▶ _STATED GOAL_
Transcribe the listing that follows in full, omitting pictures.

▶ _STORED DATA_
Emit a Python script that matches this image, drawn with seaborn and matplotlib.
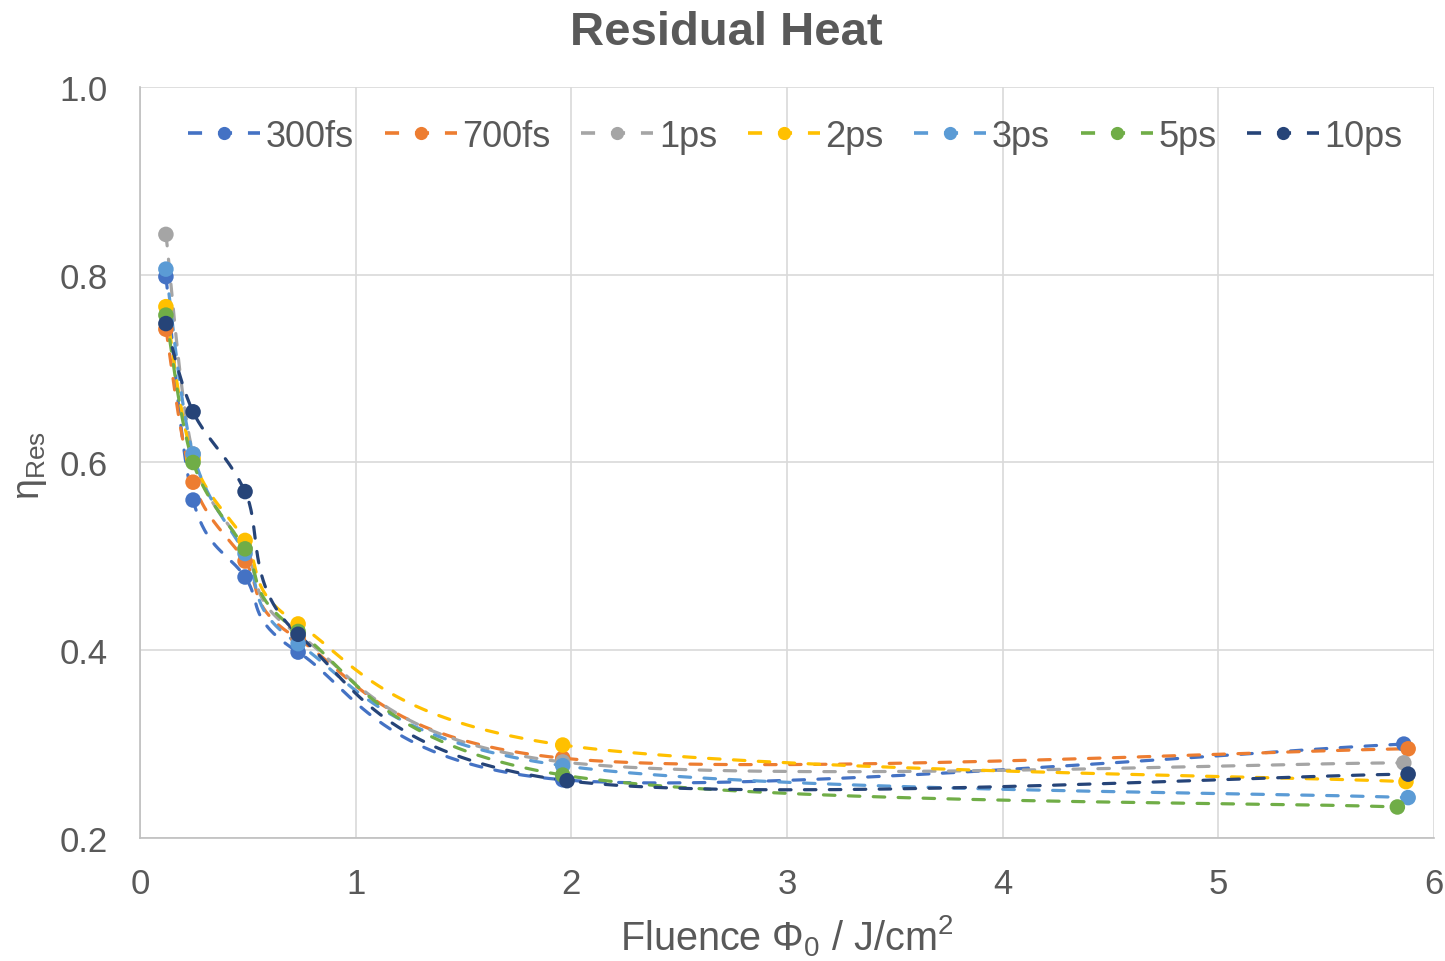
import numpy as np
import pandas as pd
import matplotlib
matplotlib.use("Agg")
import matplotlib.pyplot as plt
import seaborn as sns
from matplotlib.lines import Line2D

series = ["300fs", "700fs", "1ps", "2ps", "3ps", "5ps", "10ps"]
colors = ["#4472C4", "#ED7D31", "#A5A5A5", "#FFC000", "#5B9BD5", "#70AD47", "#264478"]

x_300fs = [0.12, 0.246, 0.487, 0.733, 1.96, 5.86]
y_300fs = [0.798, 0.560, 0.478, 0.398, 0.262, 0.300]
x_700fs = [0.12, 0.246, 0.487, 0.733, 1.96, 5.88]
y_700fs = [0.742, 0.579, 0.495, 0.412, 0.285, 0.295]
x_1ps = [0.12, 0.246, 0.487, 0.733, 1.96, 5.86]
y_1ps = [0.843, 0.609, 0.508, 0.417, 0.281, 0.280]
x_2ps = [0.12, 0.246, 0.487, 0.733, 1.96, 5.87]
y_2ps = [0.766, 0.604, 0.517, 0.428, 0.299, 0.260]
x_3ps = [0.12, 0.246, 0.487, 0.733, 1.96, 5.88]
y_3ps = [0.806, 0.609, 0.503, 0.407, 0.277, 0.243]
x_5ps = [0.12, 0.246, 0.487, 0.733, 1.96, 5.83]
y_5ps = [0.757, 0.600, 0.508, 0.420, 0.267, 0.233]
x_10ps = [0.12, 0.246, 0.487, 0.733, 1.98, 5.88]
y_10ps = [0.748, 0.654, 0.569, 0.417, 0.261, 0.268]

xs = [x_300fs, x_700fs, x_1ps, x_2ps, x_3ps, x_5ps, x_10ps]
ys = [y_300fs, y_700fs, y_1ps, y_2ps, y_3ps, y_5ps, y_10ps]

x_ticks = [0, 1, 2, 3, 4, 5, 6]
y_ticks = [0.2, 0.4, 0.6, 0.8, 1.0]


def smooth(px, py, n=40):
    # Excel-like smooth line: cubic Bezier with Catmull-Rom control points
    P = np.column_stack([px, py]).astype(float)
    out = []
    m = len(P)
    for i in range(m - 1):
        p0 = P[i - 1] if i > 0 else P[i]
        p1 = P[i]
        p2 = P[i + 1]
        p3 = P[i + 2] if i + 2 < m else P[i + 1]
        c1 = p1 + (p2 - p0) / 6.0
        c2 = p2 - (p3 - p1) / 6.0
        t = np.linspace(0, 1, n)[:, None]
        seg = ((1 - t) ** 3) * p1 + 3 * ((1 - t) ** 2) * t * c1 + 3 * (1 - t) * t ** 2 * c2 + t ** 3 * p2
        out.append(seg if i == 0 else seg[1:])
    return np.vstack(out)


sns.set_theme(style="white")
plt.rcParams["font.family"] = ["Liberation Sans", "DejaVu Sans"]
plt.rcParams["mathtext.fontset"] = "custom"
plt.rcParams["mathtext.rm"] = "Liberation Sans"
plt.rcParams["mathtext.it"] = "Liberation Sans:italic"
plt.rcParams["mathtext.bf"] = "Liberation Sans:bold"
gray = "#595959"

fig = plt.figure(figsize=(14.45, 9.62), dpi=100)
ax = fig.add_axes([0.0969, 0.1279, 0.8955, 0.7806])

pts_rows = []
curve_rows = []
for name, px, py in zip(series, xs, ys):
    for a, b in zip(px, py):
        pts_rows.append((name, a, b))
    c = smooth(px, py)
    for k, (a, b) in enumerate(c):
        curve_rows.append((name, k, a, b))
pts = pd.DataFrame(pts_rows, columns=["series", "x", "y"])
curves = pd.DataFrame(curve_rows, columns=["series", "k", "x", "y"])
pal = dict(zip(series, colors))

for name in series:
    d = curves[curves.series == name]
    ax.plot(d.x.values, d.y.values, color=pal[name], lw=2.3,
            linestyle=(0, (3.6, 4.2)), dash_capstyle="round", zorder=3)

sns.scatterplot(data=pts, x="x", y="y", hue="series", palette=pal,
                s=125, edgecolor="none", legend=False, ax=ax, zorder=4)

ax.set_xlim(0, 6)
ax.set_ylim(0.2, 1.0)
ax.set_xticks(x_ticks)
ax.set_yticks(y_ticks)
ax.set_xticklabels([str(v) for v in x_ticks])
ax.set_yticklabels([f"{v:.1f}" for v in y_ticks])
ax.grid(True, color="#D9D9D9", lw=1.2)
ax.set_axisbelow(True)
for s in ["top", "right"]:
    ax.spines[s].set_visible(False)
for s in ["left", "bottom"]:
    ax.spines[s].set_color("#BFBFBF")
    ax.spines[s].set_linewidth(1.2)
ax.tick_params(axis="both", colors=gray, labelsize=25, length=0)
ax.tick_params(axis="x", pad=21)
ax.tick_params(axis="y", pad=23)
ax.set_xlabel("")
ax.set_ylabel("")

fig.text(787 / 1445, 1 - 950 / 962, "Fluence Φ$_\\mathregular{0}$ / J/cm$^\\mathregular{2}$",
         fontsize=28.5, color=gray, ha="center", va="baseline")
fig.text(31 / 1445, 1 - 466 / 962, "η$_{\\mathregular{Res}}$", fontsize=27, color=gray,
         ha="center", va="center", rotation=90)
fig.text(726 / 1445, 1 - 33 / 962, "Residual Heat", fontsize=34, fontweight="bold",
         color=gray, ha="center", va="center")

handles = [Line2D([0], [0], color=c, lw=2.6, linestyle=(0, (3.9, 4.4)),
                  marker="o", markersize=9.5, markeredgewidth=0) for c in colors]
leg = ax.legend(handles, series, loc="center", bbox_to_anchor=(0.5065, 0.934),
                ncol=7, frameon=False, fontsize=26, handlelength=2.0,
                handletextpad=0.15, columnspacing=0.85, labelcolor=gray)

fig.savefig("out.png", dpi=100)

▶ _ANSWER BELOW_
Emit a Python script that matches this image, drawn with seaborn and matplotlib.
import numpy as np
import pandas as pd
import matplotlib
matplotlib.use("Agg")
import matplotlib.pyplot as plt
import seaborn as sns
from matplotlib.lines import Line2D

series = ["300fs", "700fs", "1ps", "2ps", "3ps", "5ps", "10ps"]
colors = ["#4472C4", "#ED7D31", "#A5A5A5", "#FFC000", "#5B9BD5", "#70AD47", "#264478"]

x_300fs = [0.12, 0.246, 0.487, 0.733, 1.96, 5.86]
y_300fs = [0.798, 0.560, 0.478, 0.398, 0.262, 0.300]
x_700fs = [0.12, 0.246, 0.487, 0.733, 1.96, 5.88]
y_700fs = [0.742, 0.579, 0.495, 0.412, 0.285, 0.295]
x_1ps = [0.12, 0.246, 0.487, 0.733, 1.96, 5.86]
y_1ps = [0.843, 0.609, 0.508, 0.417, 0.281, 0.280]
x_2ps = [0.12, 0.246, 0.487, 0.733, 1.96, 5.87]
y_2ps = [0.766, 0.604, 0.517, 0.428, 0.299, 0.260]
x_3ps = [0.12, 0.246, 0.487, 0.733, 1.96, 5.88]
y_3ps = [0.806, 0.609, 0.503, 0.407, 0.277, 0.243]
x_5ps = [0.12, 0.246, 0.487, 0.733, 1.96, 5.83]
y_5ps = [0.757, 0.600, 0.508, 0.420, 0.267, 0.233]
x_10ps = [0.12, 0.246, 0.487, 0.733, 1.98, 5.88]
y_10ps = [0.748, 0.654, 0.569, 0.417, 0.261, 0.268]

xs = [x_300fs, x_700fs, x_1ps, x_2ps, x_3ps, x_5ps, x_10ps]
ys = [y_300fs, y_700fs, y_1ps, y_2ps, y_3ps, y_5ps, y_10ps]

x_ticks = [0, 1, 2, 3, 4, 5, 6]
y_ticks = [0.2, 0.4, 0.6, 0.8, 1.0]


def smooth(px, py, n=40):
    # Excel-like smooth line: cubic Bezier with Catmull-Rom control points
    P = np.column_stack([px, py]).astype(float)
    out = []
    m = len(P)
    for i in range(m - 1):
        p0 = P[i - 1] if i > 0 else P[i]
        p1 = P[i]
        p2 = P[i + 1]
        p3 = P[i + 2] if i + 2 < m else P[i + 1]
        c1 = p1 + (p2 - p0) / 6.0
        c2 = p2 - (p3 - p1) / 6.0
        t = np.linspace(0, 1, n)[:, None]
        seg = ((1 - t) ** 3) * p1 + 3 * ((1 - t) ** 2) * t * c1 + 3 * (1 - t) * t ** 2 * c2 + t ** 3 * p2
        out.append(seg if i == 0 else seg[1:])
    return np.vstack(out)


sns.set_theme(style="white")
plt.rcParams["font.family"] = ["Liberation Sans", "DejaVu Sans"]
plt.rcParams["mathtext.fontset"] = "custom"
plt.rcParams["mathtext.rm"] = "Liberation Sans"
plt.rcParams["mathtext.it"] = "Liberation Sans:italic"
plt.rcParams["mathtext.bf"] = "Liberation Sans:bold"
gray = "#595959"

fig = plt.figure(figsize=(14.45, 9.62), dpi=100)
ax = fig.add_axes([0.0969, 0.1279, 0.8955, 0.7806])

pts_rows = []
curve_rows = []
for name, px, py in zip(series, xs, ys):
    for a, b in zip(px, py):
        pts_rows.append((name, a, b))
    c = smooth(px, py)
    for k, (a, b) in enumerate(c):
        curve_rows.append((name, k, a, b))
pts = pd.DataFrame(pts_rows, columns=["series", "x", "y"])
curves = pd.DataFrame(curve_rows, columns=["series", "k", "x", "y"])
pal = dict(zip(series, colors))

for name in series:
    d = curves[curves.series == name]
    ax.plot(d.x.values, d.y.values, color=pal[name], lw=2.3,
            linestyle=(0, (3.6, 4.2)), dash_capstyle="round", zorder=3)

sns.scatterplot(data=pts, x="x", y="y", hue="series", palette=pal,
                s=125, edgecolor="none", legend=False, ax=ax, zorder=4)

ax.set_xlim(0, 6)
ax.set_ylim(0.2, 1.0)
ax.set_xticks(x_ticks)
ax.set_yticks(y_ticks)
ax.set_xticklabels([str(v) for v in x_ticks])
ax.set_yticklabels([f"{v:.1f}" for v in y_ticks])
ax.grid(True, color="#D9D9D9", lw=1.2)
ax.set_axisbelow(True)
for s in ["top", "right"]:
    ax.spines[s].set_visible(False)
for s in ["left", "bottom"]:
    ax.spines[s].set_color("#BFBFBF")
    ax.spines[s].set_linewidth(1.2)
ax.tick_params(axis="both", colors=gray, labelsize=25, length=0)
ax.tick_params(axis="x", pad=21)
ax.tick_params(axis="y", pad=23)
ax.set_xlabel("")
ax.set_ylabel("")

fig.text(787 / 1445, 1 - 950 / 962, "Fluence Φ$_\\mathregular{0}$ / J/cm$^\\mathregular{2}$",
         fontsize=28.5, color=gray, ha="center", va="baseline")
fig.text(31 / 1445, 1 - 466 / 962, "η$_{\\mathregular{Res}}$", fontsize=27, color=gray,
         ha="center", va="center", rotation=90)
fig.text(726 / 1445, 1 - 33 / 962, "Residual Heat", fontsize=34, fontweight="bold",
         color=gray, ha="center", va="center")

handles = [Line2D([0], [0], color=c, lw=2.6, linestyle=(0, (3.9, 4.4)),
                  marker="o", markersize=9.5, markeredgewidth=0) for c in colors]
leg = ax.legend(handles, series, loc="center", bbox_to_anchor=(0.5065, 0.934),
                ncol=7, frameon=False, fontsize=26, handlelength=2.0,
                handletextpad=0.15, columnspacing=0.85, labelcolor=gray)

fig.savefig("out.png", dpi=100)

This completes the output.